Mr Rapp, who was a French citizen, was one of the first Frenchmen living in England to respond to his country’s call to fight under the tricolour, and for 19 days took part in the fighting in northern France, escaping unscathed.

Interpreter After this, he was attached to the British Army for his linguistic ability operating in Flanders as an interpreter.

It was here in the course of a prolonged battle for a road to Calais that he was left badly wounded on the field – being shot through the leg by a rifle bullet, and having his arm torn by shrapnel.

For 29 hours he was left unattended on the battlefield, until he was discovered by a British Royal Army Medical Corps man who was surprised to find that the wounded Frenchman spoke uncommonly good English.

And he was even more surprised when Rapp added that he was in business in Southampton.

By a curious coincidence the rescuer was another Southampton man, Donald Eliott, who, as he placed the injured man on the ambulance train to the base hospital, pledged to inform his friends of his predicament, a promise that was promptly fulfilled.

Later that week Mrs Rapp received reassuring news from her husband on one of the regulation postcards issued to the Army.

Reputation The postcard, which was to the point and absent of any superfluous phrases, bore a Calais postmark and simply read: “I have been admitted into hospital and am going on well.

“I have received your letter.

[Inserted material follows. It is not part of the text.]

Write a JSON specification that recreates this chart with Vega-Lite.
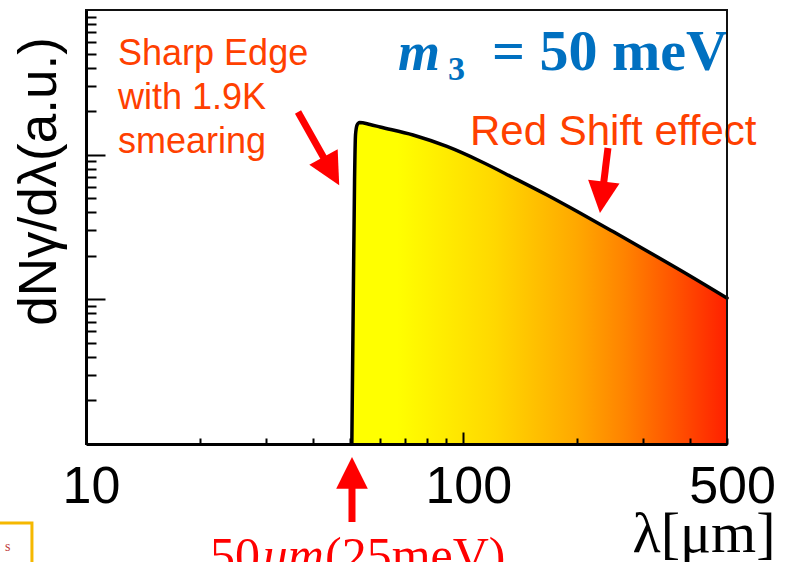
{
  "$schema": "https://vega.github.io/schema/vega-lite/v6.json",
  "width": 641,
  "height": 434,
  "autosize": {"type": "none"},
  "padding": {"left": 86, "top": 10, "right": 61, "bottom": 118},
  "background": "white",
  "config": {"view": {"stroke": null}},
  "datasets": {
    "curve": [
      {"lam": 50.65, "val": 1},
      {"lam": 51.1, "val": 9.9},
      {"lam": 51.5, "val": 66.8},
      {"lam": 51.8, "val": 136.8},
      {"lam": 52.3, "val": 160.3},
      {"lam": 53.1, "val": 166.9},
      {"lam": 56.6, "val": 161.6},
      {"lam": 60.2, "val": 155.3},
      {"lam": 73.6, "val": 136.8},
      {"lam": 90.5, "val": 113.9},
      {"lam": 110.7, "val": 90.4},
      {"lam": 135.4, "val": 69.5},
      {"lam": 166.7, "val": 52.6},
      {"lam": 203.9, "val": 39.5},
      {"lam": 249.4, "val": 29.4},
      {"lam": 306.9, "val": 21.6},
      {"lam": 375.3, "val": 15.95},
      {"lam": 500, "val": 10.2}
    ],
    "arrows": [
      {"id": "edge", "lam": 36.47, "val": 197.2, "lam2": 44.7, "val2": 76.9},
      {"id": "shift", "lam": 241.8, "val": 111.2, "lam2": 233.0, "val2": 50.7},
      {"id": "cut", "lam": 50.7, "val": 0.289, "lam2": 50.7, "val2": 0.632}
    ],
    "notes": [
      {"id": "sharp", "lam": 12.16, "val": 416.7, "text": "Sharp Edge\nwith 1.9K\nsmearing"},
      {"id": "m", "lam": 67.1, "val": 384.7, "text": "m"},
      {"id": "sub", "lam": 91.1, "val": 328, "text": "3"},
      {"id": "eq", "lam": 503, "val": 384.7, "text": "= 50 meV"},
      {"id": "red", "lam": 104.2, "val": 116.6, "text": "Red Shift effect"},
      {"id": "n50", "lam": 21.3, "val": 0.13, "text": "50"},
      {"id": "um", "lam": 29.4, "val": 0.13, "text": "um"},
      {"id": "n25", "lam": 43.0, "val": 0.13, "text": "(25meV)"},
      {"id": "s", "lam": 6.1, "val": 0.182, "text": "s"}
    ]
  },
  "layer": [
    {
      "data": {"name": "curve"},
      "mark": {
        "type": "area",
        "interpolate": "monotone",
        "color": {
          "gradient": "linear",
          "x1": 0, "y1": 0, "x2": 1, "y2": 0,
          "stops": [
            {"offset": 0, "color": "#FFFF00"},
            {"offset": 0.12, "color": "#FFFF00"},
            {"offset": 0.38, "color": "#FFD800"},
            {"offset": 0.6, "color": "#FFA800"},
            {"offset": 0.73, "color": "#FF8200"},
            {"offset": 0.87, "color": "#FF5000"},
            {"offset": 1, "color": "#FF2000"}
          ]
        }
      },
      "encoding": {
        "x": {
          "field": "lam", "type": "quantitative",
          "scale": {"type": "log", "domain": [10, 500], "nice": false},
          "axis": {
            "values": [10, 20, 30, 40, 50, 60, 70, 80, 90, 100, 200, 300, 400, 500],
            "labelExpr": "datum.value == 10 || datum.value == 100 || datum.value == 500 ? toString(datum.value) : ''",
            "labelFlush": false,
            "labelOverlap": false,
            "labelFont": "Liberation Sans",
            "labelFontSize": 52,
            "labelColor": "black",
            "labelBaseline": "top",
            "labelPadding": {"condition": {"test": "datum.value == 100", "value": 29}, "value": 23},
            "labelOffset": 5,
            "tickSize": {"condition": {"test": "datum.value == 100", "value": -12}, "value": -6},
            "tickWidth": 2,
            "tickColor": "black",
            "domainColor": "black",
            "domainWidth": 3,
            "grid": false,
            "title": "λ[μm]",
            "titleFont": "Liberation Serif",
            "titleFontSize": 58,
            "titleFontWeight": "normal",
            "titleColor": "black",
            "titleAlign": "right",
            "titleBaseline": "alphabetic",
            "titleAngle": 0,
            "titleX": 689,
            "titleY": 107,
            "zindex": 1
          }
        },
        "y": {
          "field": "val", "type": "quantitative",
          "scale": {"type": "log", "domain": [1, 1000], "nice": false},
          "axis": {
            "values": [2, 3, 4, 5, 6, 7, 8, 9, 10, 20, 30, 40, 50, 60, 70, 80, 90, 100, 200, 300, 400, 500, 600, 700, 800, 900],
            "labels": false,
            "tickSize": {"condition": {"test": "datum.value == 10 || datum.value == 100", "value": -19}, "value": -10},
            "tickWidth": 2,
            "tickColor": "black",
            "domainColor": "black",
            "domainWidth": 3,
            "grid": false,
            "title": "dNγ/dλ(a.u.)",
            "titleFont": "Liberation Sans",
            "titleFontSize": 53,
            "titleFontWeight": "normal",
            "titleColor": "black",
            "titleAngle": 270,
            "titleAlign": "center",
            "titleBaseline": "alphabetic",
            "titleX": -31,
            "titleY": 171,
            "zindex": 1
          }
        },
        "y2": {"datum": 1}
      }
    },
    {
      "data": {"name": "curve"},
      "mark": {"type": "line", "interpolate": "monotone", "color": "black", "strokeWidth": 3.5, "strokeJoin": "round", "strokeCap": "round"},
      "encoding": {
        "x": {"field": "lam", "type": "quantitative", "scale": {"type": "log", "domain": [10, 500], "nice": false}},
        "y": {"field": "val", "type": "quantitative", "scale": {"type": "log", "domain": [1, 1000], "nice": false}}
      }
    },
    {
      "data": {"name": "arrows"},
      "mark": {"type": "rule", "color": "#FF0000", "strokeWidth": 7, "strokeCap": "butt"},
      "encoding": {
        "x": {"field": "lam", "type": "quantitative", "scale": {"type": "log", "domain": [10, 500], "nice": false}},
        "y": {"field": "val", "type": "quantitative", "scale": {"type": "log", "domain": [1, 1000], "nice": false}},
        "x2": {"field": "lam2"},
        "y2": {"field": "val2"}
      }
    },
    {
      "data": {"name": "arrows"},
      "transform": [{"filter": "datum.id == 'edge'"}],
      "mark": {"type": "point", "shape": "M0,-1L1,1L-1,1Z", "size": 1050, "filled": true, "color": "#FF0000", "opacity": 1, "strokeWidth": 0, "angle": 151},
      "encoding": {
        "x": {"field": "lam2", "type": "quantitative", "scale": {"type": "log", "domain": [10, 500], "nice": false}},
        "y": {"field": "val2", "type": "quantitative", "scale": {"type": "log", "domain": [1, 1000], "nice": false}}
      }
    },
    {
      "data": {"name": "arrows"},
      "transform": [{"filter": "datum.id == 'shift'"}],
      "mark": {"type": "point", "shape": "M0,-1L1,1L-1,1Z", "size": 1000, "filled": true, "color": "#FF0000", "opacity": 1, "strokeWidth": 0, "angle": 187},
      "encoding": {
        "x": {"field": "lam2", "type": "quantitative", "scale": {"type": "log", "domain": [10, 500], "nice": false}},
        "y": {"field": "val2", "type": "quantitative", "scale": {"type": "log", "domain": [1, 1000], "nice": false}}
      }
    },
    {
      "data": {"name": "arrows"},
      "transform": [{"filter": "datum.id == 'cut'"}],
      "mark": {"type": "point", "shape": "M0,-1L1,1L-1,1Z", "size": 1000, "filled": true, "color": "#FF0000", "opacity": 1, "strokeWidth": 0, "angle": 0},
      "encoding": {
        "x": {"field": "lam2", "type": "quantitative", "scale": {"type": "log", "domain": [10, 500], "nice": false}},
        "y": {"field": "val2", "type": "quantitative", "scale": {"type": "log", "domain": [1, 1000], "nice": false}}
      }
    },
    {
      "data": {"name": "notes"},
      "transform": [{"filter": "datum.id == 'sharp'"}],
      "mark": {"type": "text", "align": "left", "baseline": "alphabetic", "font": "Liberation Sans", "fontSize": 36, "lineHeight": 44, "lineBreak": "\n", "color": "#FF4000"},
      "encoding": {
        "x": {"field": "lam", "type": "quantitative", "scale": {"type": "log", "domain": [10, 500], "nice": false}},
        "y": {"field": "val", "type": "quantitative", "scale": {"type": "log", "domain": [1, 1000], "nice": false}},
        "text": {"field": "text"}
      }
    },
    {
      "data": {"name": "notes"},
      "transform": [{"filter": "datum.id == 'red'"}],
      "mark": {"type": "text", "align": "left", "baseline": "alphabetic", "font": "Liberation Sans", "fontSize": 42, "color": "#FF4000"},
      "encoding": {
        "x": {"field": "lam", "type": "quantitative", "scale": {"type": "log", "domain": [10, 500], "nice": false}},
        "y": {"field": "val", "type": "quantitative", "scale": {"type": "log", "domain": [1, 1000], "nice": false}},
        "text": {"field": "text"}
      }
    },
    {
      "data": {"name": "notes"},
      "transform": [{"filter": "datum.id == 'm'"}],
      "mark": {"type": "text", "align": "left", "baseline": "alphabetic", "font": "Liberation Serif", "fontSize": 54, "fontWeight": "bold", "fontStyle": "italic", "color": "#0070C0"},
      "encoding": {
        "x": {"field": "lam", "type": "quantitative", "scale": {"type": "log", "domain": [10, 500], "nice": false}},
        "y": {"field": "val", "type": "quantitative", "scale": {"type": "log", "domain": [1, 1000], "nice": false}},
        "text": {"field": "text"}
      }
    },
    {
      "data": {"name": "notes"},
      "transform": [{"filter": "datum.id == 'sub'"}],
      "mark": {"type": "text", "align": "left", "baseline": "alphabetic", "font": "Liberation Serif", "fontSize": 34, "fontWeight": "bold", "color": "#0070C0"},
      "encoding": {
        "x": {"field": "lam", "type": "quantitative", "scale": {"type": "log", "domain": [10, 500], "nice": false}},
        "y": {"field": "val", "type": "quantitative", "scale": {"type": "log", "domain": [1, 1000], "nice": false}},
        "text": {"field": "text"}
      }
    },
    {
      "data": {"name": "notes"},
      "transform": [{"filter": "datum.id == 'eq'"}],
      "mark": {"type": "text", "align": "right", "baseline": "alphabetic", "font": "Liberation Serif", "fontSize": 58, "fontWeight": "bold", "color": "#0070C0"},
      "encoding": {
        "x": {"field": "lam", "type": "quantitative", "scale": {"type": "log", "domain": [10, 500], "nice": false}},
        "y": {"field": "val", "type": "quantitative", "scale": {"type": "log", "domain": [1, 1000], "nice": false}},
        "text": {"field": "text"}
      }
    },
    {
      "data": {"name": "notes"},
      "transform": [{"filter": "datum.id == 'n50' || datum.id == 'n25'"}],
      "mark": {"type": "text", "align": "left", "baseline": "alphabetic", "font": "Liberation Serif", "fontSize": 50, "color": "#FF0000"},
      "encoding": {
        "x": {"field": "lam", "type": "quantitative", "scale": {"type": "log", "domain": [10, 500], "nice": false}},
        "y": {"field": "val", "type": "quantitative", "scale": {"type": "log", "domain": [1, 1000], "nice": false}},
        "text": {"field": "text"}
      }
    },
    {
      "data": {"name": "notes"},
      "transform": [{"filter": "datum.id == 'um'"}],
      "mark": {"type": "text", "align": "left", "baseline": "alphabetic", "font": "Liberation Serif", "fontSize": 50, "fontStyle": "italic", "color": "#FF0000"},
      "encoding": {
        "x": {"field": "lam", "type": "quantitative", "scale": {"type": "log", "domain": [10, 500], "nice": false}},
        "y": {"field": "val", "type": "quantitative", "scale": {"type": "log", "domain": [1, 1000], "nice": false}},
        "text": {"field": "text"}
      }
    },
    {
      "data": {"values": [{"lam": 5.5, "lam2": 7.19, "val": 0.284, "val2": 0.1}]},
      "mark": {"type": "rect", "fill": "white", "stroke": "#F5B800", "strokeWidth": 3},
      "encoding": {
        "x": {"field": "lam", "type": "quantitative", "scale": {"type": "log", "domain": [10, 500], "nice": false}},
        "x2": {"field": "lam2"},
        "y": {"field": "val", "type": "quantitative", "scale": {"type": "log", "domain": [1, 1000], "nice": false}},
        "y2": {"field": "val2"}
      }
    },
    {
      "data": {"name": "notes"},
      "transform": [{"filter": "datum.id == 's'"}],
      "mark": {"type": "text", "align": "left", "baseline": "alphabetic", "font": "Liberation Serif", "fontSize": 14, "color": "#C04040"},
      "encoding": {
        "x": {"field": "lam", "type": "quantitative", "scale": {"type": "log", "domain": [10, 500], "nice": false}},
        "y": {"field": "val", "type": "quantitative", "scale": {"type": "log", "domain": [1, 1000], "nice": false}},
        "text": {"field": "text"}
      }
    },
    {
      "data": {"values": [{}]},
      "mark": {"type": "rect", "fill": "white", "fillOpacity": 0, "stroke": "#111111", "strokeWidth": 2},
      "encoding": {
        "x": {"datum": 10, "type": "quantitative", "scale": {"type": "log", "domain": [10, 500], "nice": false}},
        "x2": {"datum": 500},
        "y": {"datum": 1, "type": "quantitative", "scale": {"type": "log", "domain": [1, 1000], "nice": false}},
        "y2": {"datum": 1000}
      }
    }
  ]
}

Letter follows at the earliest opportunity.”

In the years before the outbreak of the First World War, Adolphe Rapp forged quite a reputation as a notable photographer in Southampton, with his numerous, yet rare, photographs treasured by collectors to the present day.

Arriving in Southampton in October 1902 from Port Elizabeth in South Africa, it wasn’t long before Rapp settled in the town and set up his photography business, which saw him become a familiar presence along the touchline of The Dell where he snapped hundreds of photographs of footballers and crowd scenes between the years of 1905 and 1914.

In 1910 Rapp tied the knot with his Southampton-born sweetheart Rose Howell, with the fruitful marriage bearing two sons named Victor and Leon.

Two years later Adolphe made a trip to Argentina alone but returned to Southampton prior to being sent to France with the war.

Despite being injured, Adolphe Rapp survived the war and returned to Southampton for a number of years before he and his family moved to Sydney, Australia, in 1920.